*Goal of the exercise*
Your task is to retype the lines from the opening of the material through the line that includes "from matplotlib.patches import Patch". Do not copy the pictures.

*Dataset content*
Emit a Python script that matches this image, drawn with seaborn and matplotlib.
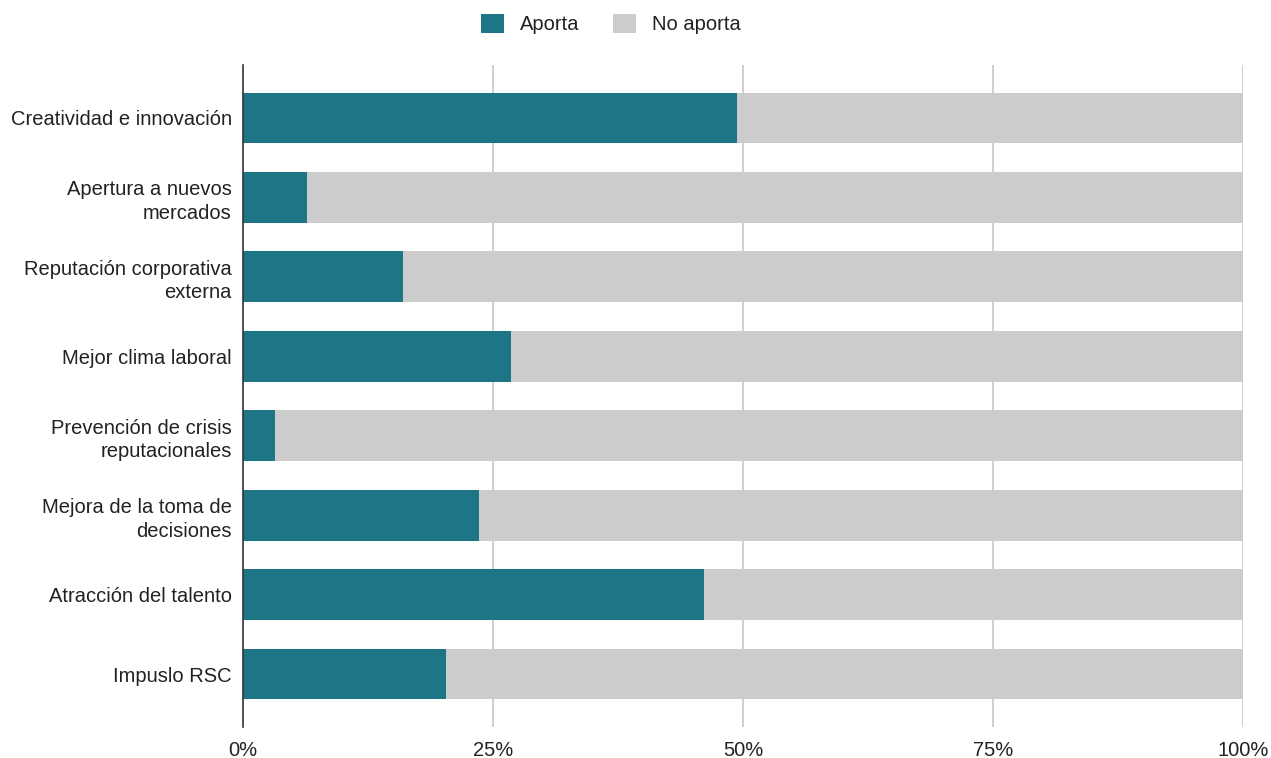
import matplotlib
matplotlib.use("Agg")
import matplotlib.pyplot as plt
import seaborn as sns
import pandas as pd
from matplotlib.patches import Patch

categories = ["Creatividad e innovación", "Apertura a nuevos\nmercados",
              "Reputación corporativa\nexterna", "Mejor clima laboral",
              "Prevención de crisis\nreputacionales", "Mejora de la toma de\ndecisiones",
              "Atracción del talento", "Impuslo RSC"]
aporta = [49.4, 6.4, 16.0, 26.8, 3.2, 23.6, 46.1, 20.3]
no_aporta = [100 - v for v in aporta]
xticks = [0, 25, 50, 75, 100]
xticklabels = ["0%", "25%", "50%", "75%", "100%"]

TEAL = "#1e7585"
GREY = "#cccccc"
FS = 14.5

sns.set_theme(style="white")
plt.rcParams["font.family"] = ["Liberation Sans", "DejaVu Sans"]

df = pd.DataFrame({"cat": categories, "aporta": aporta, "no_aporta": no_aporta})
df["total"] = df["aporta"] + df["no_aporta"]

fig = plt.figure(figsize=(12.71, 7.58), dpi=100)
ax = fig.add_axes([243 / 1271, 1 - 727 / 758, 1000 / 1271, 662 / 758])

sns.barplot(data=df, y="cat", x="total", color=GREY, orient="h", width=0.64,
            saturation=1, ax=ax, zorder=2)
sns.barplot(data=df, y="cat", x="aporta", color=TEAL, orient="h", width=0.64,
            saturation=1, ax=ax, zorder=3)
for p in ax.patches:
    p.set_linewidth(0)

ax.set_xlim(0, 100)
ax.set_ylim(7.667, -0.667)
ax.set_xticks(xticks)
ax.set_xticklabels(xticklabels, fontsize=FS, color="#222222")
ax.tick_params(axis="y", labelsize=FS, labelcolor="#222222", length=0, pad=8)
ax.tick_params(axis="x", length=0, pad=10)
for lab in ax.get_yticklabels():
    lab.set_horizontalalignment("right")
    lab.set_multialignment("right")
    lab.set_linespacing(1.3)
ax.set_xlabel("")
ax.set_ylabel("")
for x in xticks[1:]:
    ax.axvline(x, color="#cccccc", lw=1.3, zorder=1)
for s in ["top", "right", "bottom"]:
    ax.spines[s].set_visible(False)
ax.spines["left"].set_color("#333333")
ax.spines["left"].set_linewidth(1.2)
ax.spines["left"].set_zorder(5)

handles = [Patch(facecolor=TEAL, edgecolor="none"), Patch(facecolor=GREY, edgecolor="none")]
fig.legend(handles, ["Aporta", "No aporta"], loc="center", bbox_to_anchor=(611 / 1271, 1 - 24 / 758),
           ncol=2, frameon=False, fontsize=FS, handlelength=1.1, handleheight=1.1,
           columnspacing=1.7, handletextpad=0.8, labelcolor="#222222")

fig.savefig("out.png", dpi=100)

*Result for this exercise*
Emit a Python script that matches this image, drawn with seaborn and matplotlib.
import matplotlib
matplotlib.use("Agg")
import matplotlib.pyplot as plt
import seaborn as sns
import pandas as pd
from matplotlib.patches import Patch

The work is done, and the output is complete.